*TASK*: Output the line that holds "Give me the Plotly source for this chart.", the line that holds "import plotly.graph_objects as go", and every line between them, exactly, but none of the pictures.

*ENTRIES*:
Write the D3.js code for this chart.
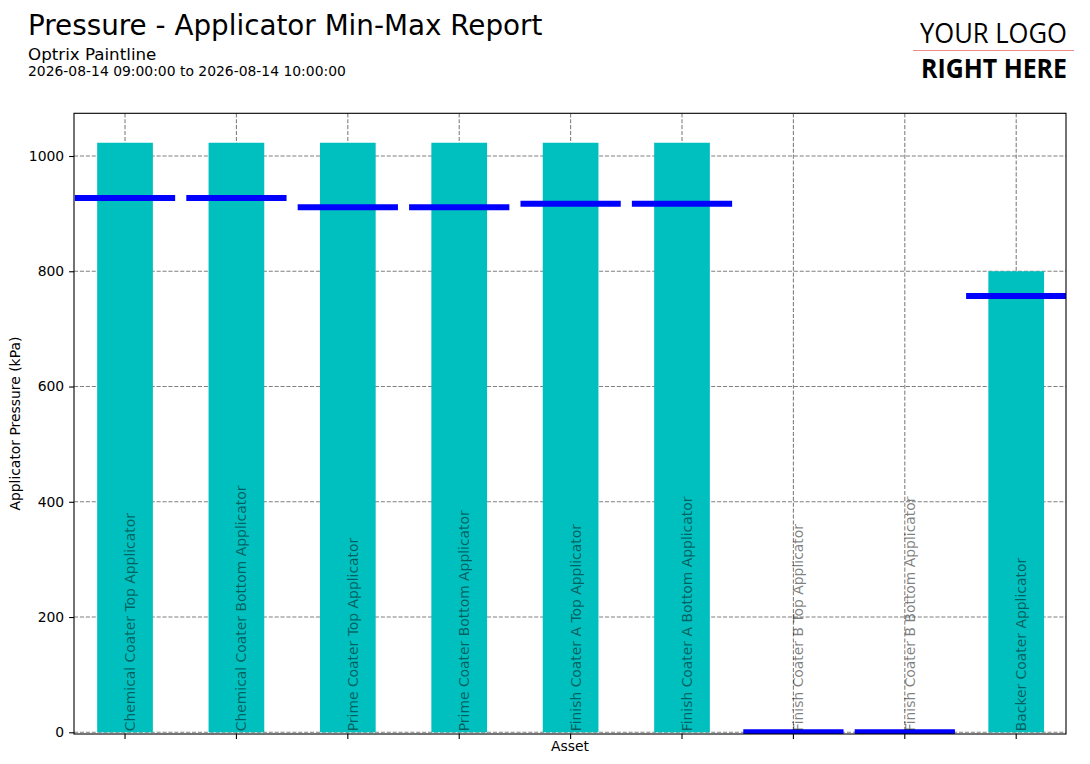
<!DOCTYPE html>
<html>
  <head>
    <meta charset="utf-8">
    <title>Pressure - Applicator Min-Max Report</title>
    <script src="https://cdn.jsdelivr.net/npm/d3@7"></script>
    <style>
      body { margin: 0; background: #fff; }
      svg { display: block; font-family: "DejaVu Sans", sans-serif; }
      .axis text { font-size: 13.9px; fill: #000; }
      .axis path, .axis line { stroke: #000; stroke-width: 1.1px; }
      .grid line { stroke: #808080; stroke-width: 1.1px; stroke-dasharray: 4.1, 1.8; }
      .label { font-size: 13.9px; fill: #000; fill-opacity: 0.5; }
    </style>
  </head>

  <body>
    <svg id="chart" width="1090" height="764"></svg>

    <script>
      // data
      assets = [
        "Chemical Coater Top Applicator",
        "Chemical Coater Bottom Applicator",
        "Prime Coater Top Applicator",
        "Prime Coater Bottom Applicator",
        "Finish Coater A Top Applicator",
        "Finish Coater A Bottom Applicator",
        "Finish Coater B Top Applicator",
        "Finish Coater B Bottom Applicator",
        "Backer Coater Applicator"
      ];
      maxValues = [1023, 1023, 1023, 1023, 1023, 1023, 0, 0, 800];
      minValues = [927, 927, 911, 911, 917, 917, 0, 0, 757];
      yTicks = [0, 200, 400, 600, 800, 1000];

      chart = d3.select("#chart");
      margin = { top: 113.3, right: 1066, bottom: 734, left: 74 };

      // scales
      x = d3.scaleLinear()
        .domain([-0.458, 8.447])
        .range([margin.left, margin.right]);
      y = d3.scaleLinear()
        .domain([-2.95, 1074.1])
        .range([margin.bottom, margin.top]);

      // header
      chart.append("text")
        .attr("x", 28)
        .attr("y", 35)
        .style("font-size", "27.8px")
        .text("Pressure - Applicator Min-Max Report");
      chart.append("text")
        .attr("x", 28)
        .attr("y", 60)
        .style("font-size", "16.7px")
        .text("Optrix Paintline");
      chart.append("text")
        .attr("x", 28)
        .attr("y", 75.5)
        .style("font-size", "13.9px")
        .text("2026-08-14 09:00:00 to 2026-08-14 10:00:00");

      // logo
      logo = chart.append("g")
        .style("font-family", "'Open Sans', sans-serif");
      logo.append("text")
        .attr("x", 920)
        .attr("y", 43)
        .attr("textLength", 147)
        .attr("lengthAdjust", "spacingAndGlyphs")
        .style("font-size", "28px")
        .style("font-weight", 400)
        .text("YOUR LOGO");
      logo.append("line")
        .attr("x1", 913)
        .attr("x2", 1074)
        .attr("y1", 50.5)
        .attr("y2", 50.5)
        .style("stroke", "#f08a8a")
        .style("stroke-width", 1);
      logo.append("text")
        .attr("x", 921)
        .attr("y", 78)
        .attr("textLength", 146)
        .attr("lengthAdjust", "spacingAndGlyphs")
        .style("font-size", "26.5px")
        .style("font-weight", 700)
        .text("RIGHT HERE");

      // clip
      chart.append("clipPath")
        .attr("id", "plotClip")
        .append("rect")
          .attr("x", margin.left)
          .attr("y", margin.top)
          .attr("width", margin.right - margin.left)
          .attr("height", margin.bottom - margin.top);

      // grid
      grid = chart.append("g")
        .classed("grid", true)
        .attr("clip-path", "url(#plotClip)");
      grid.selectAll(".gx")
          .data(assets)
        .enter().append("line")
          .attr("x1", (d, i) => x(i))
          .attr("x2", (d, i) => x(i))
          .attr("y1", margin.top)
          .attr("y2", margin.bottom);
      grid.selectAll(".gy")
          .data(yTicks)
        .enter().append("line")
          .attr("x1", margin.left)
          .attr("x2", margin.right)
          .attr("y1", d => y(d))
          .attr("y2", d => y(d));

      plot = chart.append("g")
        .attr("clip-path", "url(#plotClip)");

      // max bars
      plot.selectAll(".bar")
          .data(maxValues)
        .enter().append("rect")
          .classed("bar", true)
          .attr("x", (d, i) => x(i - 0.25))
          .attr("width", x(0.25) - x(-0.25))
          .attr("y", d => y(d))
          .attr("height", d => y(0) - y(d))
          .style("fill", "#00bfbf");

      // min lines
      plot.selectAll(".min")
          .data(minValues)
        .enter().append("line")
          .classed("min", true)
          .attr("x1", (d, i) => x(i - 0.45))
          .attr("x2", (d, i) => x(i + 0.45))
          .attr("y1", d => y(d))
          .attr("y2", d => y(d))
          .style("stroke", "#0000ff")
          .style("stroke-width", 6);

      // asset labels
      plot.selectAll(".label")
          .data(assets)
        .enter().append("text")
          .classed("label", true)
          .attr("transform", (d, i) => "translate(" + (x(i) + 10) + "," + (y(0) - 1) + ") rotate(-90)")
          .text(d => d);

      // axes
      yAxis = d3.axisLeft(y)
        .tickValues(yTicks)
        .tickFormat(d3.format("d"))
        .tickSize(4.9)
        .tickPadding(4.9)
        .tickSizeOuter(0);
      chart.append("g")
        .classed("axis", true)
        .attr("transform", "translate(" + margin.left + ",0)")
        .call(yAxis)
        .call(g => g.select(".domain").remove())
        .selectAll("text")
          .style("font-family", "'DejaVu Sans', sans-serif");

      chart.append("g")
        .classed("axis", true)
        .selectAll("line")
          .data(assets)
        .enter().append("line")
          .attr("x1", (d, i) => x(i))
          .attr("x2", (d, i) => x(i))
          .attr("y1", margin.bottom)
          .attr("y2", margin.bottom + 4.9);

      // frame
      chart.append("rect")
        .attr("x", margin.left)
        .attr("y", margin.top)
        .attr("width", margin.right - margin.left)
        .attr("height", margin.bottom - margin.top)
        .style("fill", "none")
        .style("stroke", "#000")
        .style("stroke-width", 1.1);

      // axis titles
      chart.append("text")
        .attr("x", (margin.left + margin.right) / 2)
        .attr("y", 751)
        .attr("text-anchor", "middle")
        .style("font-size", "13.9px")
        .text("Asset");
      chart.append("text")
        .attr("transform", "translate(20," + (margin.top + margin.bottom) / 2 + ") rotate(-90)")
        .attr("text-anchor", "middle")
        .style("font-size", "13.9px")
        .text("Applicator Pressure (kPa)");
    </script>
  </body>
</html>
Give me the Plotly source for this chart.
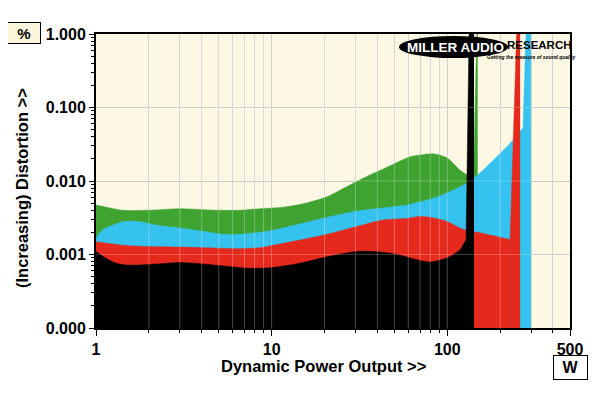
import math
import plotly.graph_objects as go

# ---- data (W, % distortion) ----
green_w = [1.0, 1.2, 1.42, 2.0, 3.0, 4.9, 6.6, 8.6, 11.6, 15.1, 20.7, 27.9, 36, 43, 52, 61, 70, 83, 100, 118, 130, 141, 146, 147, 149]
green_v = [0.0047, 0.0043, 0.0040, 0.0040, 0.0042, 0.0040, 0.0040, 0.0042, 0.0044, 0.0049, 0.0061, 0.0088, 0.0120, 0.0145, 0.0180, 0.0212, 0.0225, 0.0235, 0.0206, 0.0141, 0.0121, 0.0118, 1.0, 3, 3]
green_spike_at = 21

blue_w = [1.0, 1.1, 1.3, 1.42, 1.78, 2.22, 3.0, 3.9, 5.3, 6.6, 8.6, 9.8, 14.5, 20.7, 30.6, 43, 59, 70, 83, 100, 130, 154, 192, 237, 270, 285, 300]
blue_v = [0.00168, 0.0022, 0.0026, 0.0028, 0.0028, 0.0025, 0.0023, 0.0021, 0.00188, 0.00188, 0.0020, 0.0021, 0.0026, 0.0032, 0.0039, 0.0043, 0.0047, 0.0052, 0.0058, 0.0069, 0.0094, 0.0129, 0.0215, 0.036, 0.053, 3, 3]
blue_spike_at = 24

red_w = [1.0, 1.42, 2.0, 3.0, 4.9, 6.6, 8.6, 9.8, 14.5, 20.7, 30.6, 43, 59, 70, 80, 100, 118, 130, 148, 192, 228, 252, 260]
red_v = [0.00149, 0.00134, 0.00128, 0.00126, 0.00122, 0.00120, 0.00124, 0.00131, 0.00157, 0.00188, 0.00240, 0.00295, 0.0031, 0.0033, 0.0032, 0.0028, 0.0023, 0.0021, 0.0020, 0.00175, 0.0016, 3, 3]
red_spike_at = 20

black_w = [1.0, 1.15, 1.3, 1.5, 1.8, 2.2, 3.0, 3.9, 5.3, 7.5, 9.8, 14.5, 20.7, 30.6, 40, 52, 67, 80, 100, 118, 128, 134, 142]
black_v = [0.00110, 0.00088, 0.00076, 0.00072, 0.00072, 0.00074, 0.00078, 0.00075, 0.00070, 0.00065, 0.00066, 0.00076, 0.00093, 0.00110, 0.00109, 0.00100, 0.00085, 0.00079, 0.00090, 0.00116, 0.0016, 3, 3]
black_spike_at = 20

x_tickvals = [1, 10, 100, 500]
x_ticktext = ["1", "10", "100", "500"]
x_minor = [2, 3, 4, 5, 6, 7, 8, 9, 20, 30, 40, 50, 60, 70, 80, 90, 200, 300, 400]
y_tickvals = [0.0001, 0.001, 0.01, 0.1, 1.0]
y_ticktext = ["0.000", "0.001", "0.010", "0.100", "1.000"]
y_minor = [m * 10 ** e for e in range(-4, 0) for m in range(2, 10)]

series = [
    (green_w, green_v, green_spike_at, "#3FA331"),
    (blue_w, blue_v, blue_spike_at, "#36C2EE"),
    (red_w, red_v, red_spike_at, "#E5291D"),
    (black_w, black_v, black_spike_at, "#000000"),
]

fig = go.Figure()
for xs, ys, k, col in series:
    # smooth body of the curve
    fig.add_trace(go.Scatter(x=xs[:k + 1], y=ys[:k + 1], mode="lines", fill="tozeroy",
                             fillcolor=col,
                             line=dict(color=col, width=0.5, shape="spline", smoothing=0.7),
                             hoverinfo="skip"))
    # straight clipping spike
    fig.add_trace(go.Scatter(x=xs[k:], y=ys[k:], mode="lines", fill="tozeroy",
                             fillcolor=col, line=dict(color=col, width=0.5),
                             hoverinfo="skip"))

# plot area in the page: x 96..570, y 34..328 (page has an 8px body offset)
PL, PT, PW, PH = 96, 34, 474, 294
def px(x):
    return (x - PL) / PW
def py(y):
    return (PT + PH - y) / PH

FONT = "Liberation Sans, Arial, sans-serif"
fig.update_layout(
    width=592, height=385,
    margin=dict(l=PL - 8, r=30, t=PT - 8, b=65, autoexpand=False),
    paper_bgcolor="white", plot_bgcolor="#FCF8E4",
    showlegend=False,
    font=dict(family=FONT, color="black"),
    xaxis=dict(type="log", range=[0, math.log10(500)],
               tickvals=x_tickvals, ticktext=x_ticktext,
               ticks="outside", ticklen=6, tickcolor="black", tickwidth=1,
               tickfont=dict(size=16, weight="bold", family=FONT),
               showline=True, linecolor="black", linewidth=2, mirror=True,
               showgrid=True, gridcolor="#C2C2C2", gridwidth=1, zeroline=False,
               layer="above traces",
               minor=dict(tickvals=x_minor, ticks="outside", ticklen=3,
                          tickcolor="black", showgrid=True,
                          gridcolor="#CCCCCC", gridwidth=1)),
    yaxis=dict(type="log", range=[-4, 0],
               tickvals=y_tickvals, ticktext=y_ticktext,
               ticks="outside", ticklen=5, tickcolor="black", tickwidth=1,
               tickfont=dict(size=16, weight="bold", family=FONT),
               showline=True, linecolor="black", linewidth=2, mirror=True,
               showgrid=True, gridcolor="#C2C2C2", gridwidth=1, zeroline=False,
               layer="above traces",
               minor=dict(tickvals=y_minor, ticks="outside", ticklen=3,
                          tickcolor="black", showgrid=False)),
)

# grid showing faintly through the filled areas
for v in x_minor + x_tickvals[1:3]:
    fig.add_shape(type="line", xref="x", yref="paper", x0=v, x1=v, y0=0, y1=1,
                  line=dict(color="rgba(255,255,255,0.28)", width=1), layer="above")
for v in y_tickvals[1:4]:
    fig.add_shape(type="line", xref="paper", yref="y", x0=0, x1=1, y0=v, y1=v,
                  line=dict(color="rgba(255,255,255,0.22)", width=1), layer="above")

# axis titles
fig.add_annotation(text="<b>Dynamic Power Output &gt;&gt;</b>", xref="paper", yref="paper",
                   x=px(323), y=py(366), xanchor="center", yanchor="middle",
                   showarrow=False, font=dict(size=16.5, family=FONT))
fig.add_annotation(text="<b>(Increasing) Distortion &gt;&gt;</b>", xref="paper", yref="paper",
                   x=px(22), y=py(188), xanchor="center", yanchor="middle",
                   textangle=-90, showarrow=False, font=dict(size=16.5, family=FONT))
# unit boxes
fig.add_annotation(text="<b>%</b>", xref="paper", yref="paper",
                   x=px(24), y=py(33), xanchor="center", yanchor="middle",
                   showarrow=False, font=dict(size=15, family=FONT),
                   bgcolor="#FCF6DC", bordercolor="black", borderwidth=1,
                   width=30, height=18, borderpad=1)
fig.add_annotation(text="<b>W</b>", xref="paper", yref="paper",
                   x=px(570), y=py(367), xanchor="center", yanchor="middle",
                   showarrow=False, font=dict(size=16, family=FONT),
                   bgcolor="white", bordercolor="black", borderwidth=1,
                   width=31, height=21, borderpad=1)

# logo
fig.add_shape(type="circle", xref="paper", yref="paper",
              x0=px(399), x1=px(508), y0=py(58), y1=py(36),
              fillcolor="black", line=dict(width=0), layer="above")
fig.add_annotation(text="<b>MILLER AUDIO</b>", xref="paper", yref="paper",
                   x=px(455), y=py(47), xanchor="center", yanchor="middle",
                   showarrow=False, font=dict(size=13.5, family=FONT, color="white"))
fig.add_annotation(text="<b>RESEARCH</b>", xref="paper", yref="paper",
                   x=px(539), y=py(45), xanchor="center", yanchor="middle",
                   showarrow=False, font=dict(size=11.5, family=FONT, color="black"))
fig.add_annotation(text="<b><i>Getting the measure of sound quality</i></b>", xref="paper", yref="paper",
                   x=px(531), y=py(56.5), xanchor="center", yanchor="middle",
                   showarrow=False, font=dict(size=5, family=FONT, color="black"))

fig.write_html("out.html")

*EXERCISE RESULT*:
Give me the Plotly source for this chart.
import math
import plotly.graph_objects as go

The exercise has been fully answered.